- Born: Helen Honor Tunnicliff March 3, 1870 Macomb, Illinois, U.S.
- Died: November 10, 1933 (aged 63) Richmond, Virginia, U.S.
- Education: Vassar College University of Chicago
- Occupations: Lawyer, writer, historian
- Children: Ralph T. Catterall
- Parent: Damon G. Tunnicliff
- Relatives: Sarah Bacon Tunnicliff (sister)

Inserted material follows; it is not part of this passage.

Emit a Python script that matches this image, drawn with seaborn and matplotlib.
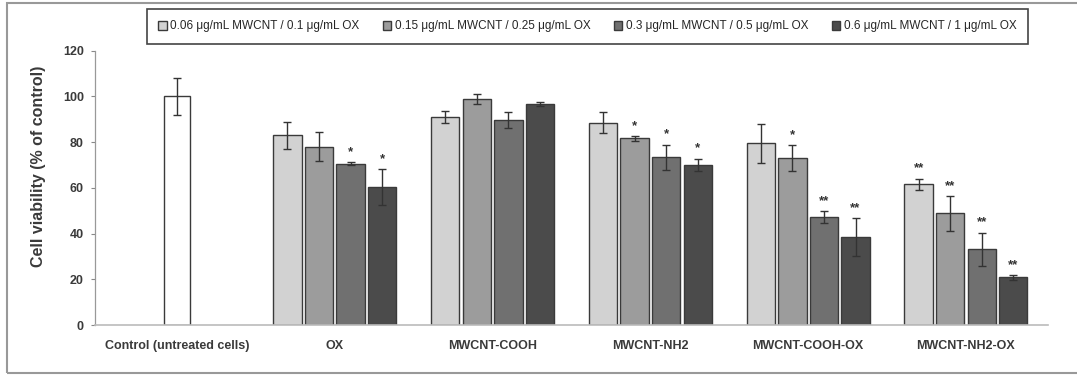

= Helen Tunnicliff Catterall =

American lawyer

Helen Tunnicliff Catterall (March 3, 1870 – November 10, 1933) was an American lawyer, writer, and historian, based in Chicago. She is best known for her five-volume Judicial Cases Concerning American Slavery and the Negro, published between 1926 and 1937.

== Early life ==
Helen Honor Tunnicliff was born in Macomb, Illinois, the daughter of judge Damon G. Tunnicliff and his second wife, Sarah Alice Bacon Tunnicliff. She graduated from Vassar College in 1889, and gave an address at commencement on "The New Astronomy." After Vassar, Tunnicliff earned a law degree and pursued further studies in political science at the University of Chicago.

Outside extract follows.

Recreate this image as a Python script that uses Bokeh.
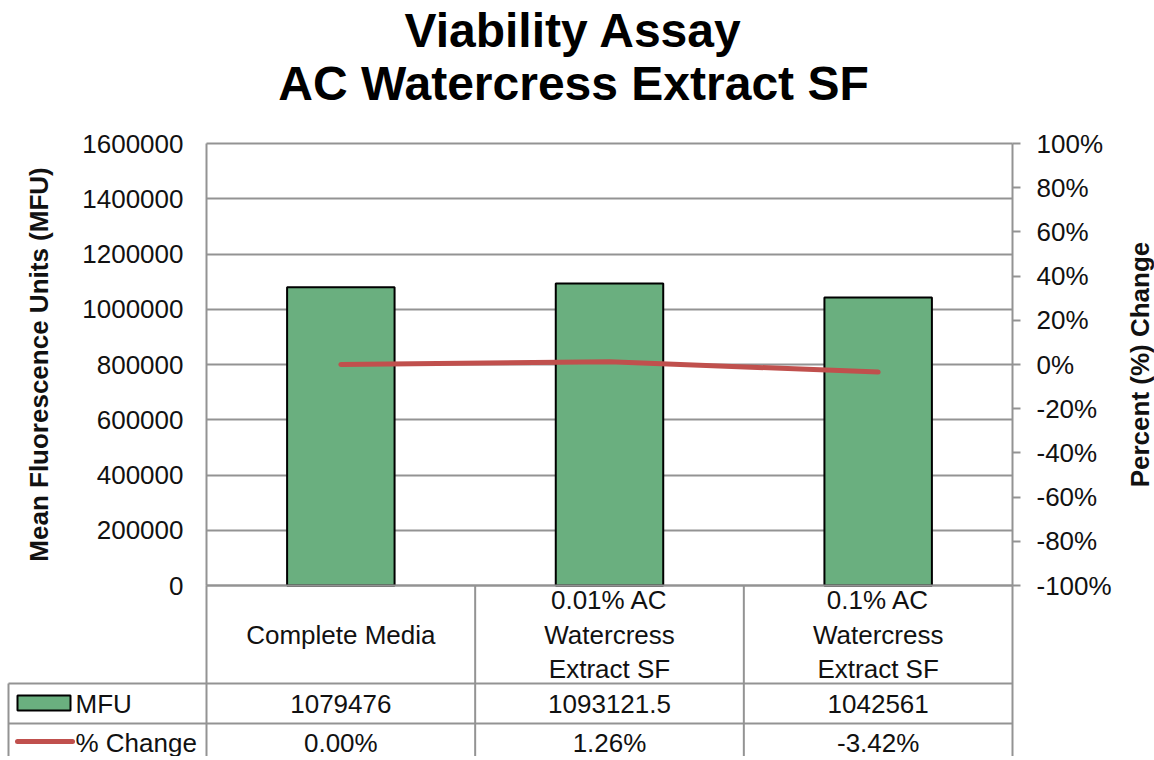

Her younger sisters also graduated from Vassar. Sarah Bacon Tunnicliff (1872–1957) was a director of the Woman's City Club of Chicago and a social reformer, and Ruth May Tunnicliff (1876–1946) became a medical researcher and president of the Chicago Society of Pathologists.

== Career ==
Tunnicliff practiced law in Massachusetts and Illinois, and taught at Cornell University. She was also director of a children's home in Ithaca. She is best known as main author of the five-volume Judicial Cases Concerning American Slavery and the Negro (1926–1937), written with support from the Carnegie Foundation. Her work remains a useful source on the legal history of slavery in the United States, and is still referenced in controversies on the subject, almost a century after its publication.

== Personal life ==
In 1896, Helen Tunnicliff married English-born historian Ralph Charles Henry Catterall (1866–1914). They had a son, Ralph Tunnicliff Catterall (1897–1978), who followed his mother into a law career. Helen Tunnicliff Catterall died in 1933, aged 63 years, in Richmond, Virginia, where her son lived. Her papers are archived at the University of Chicago Library.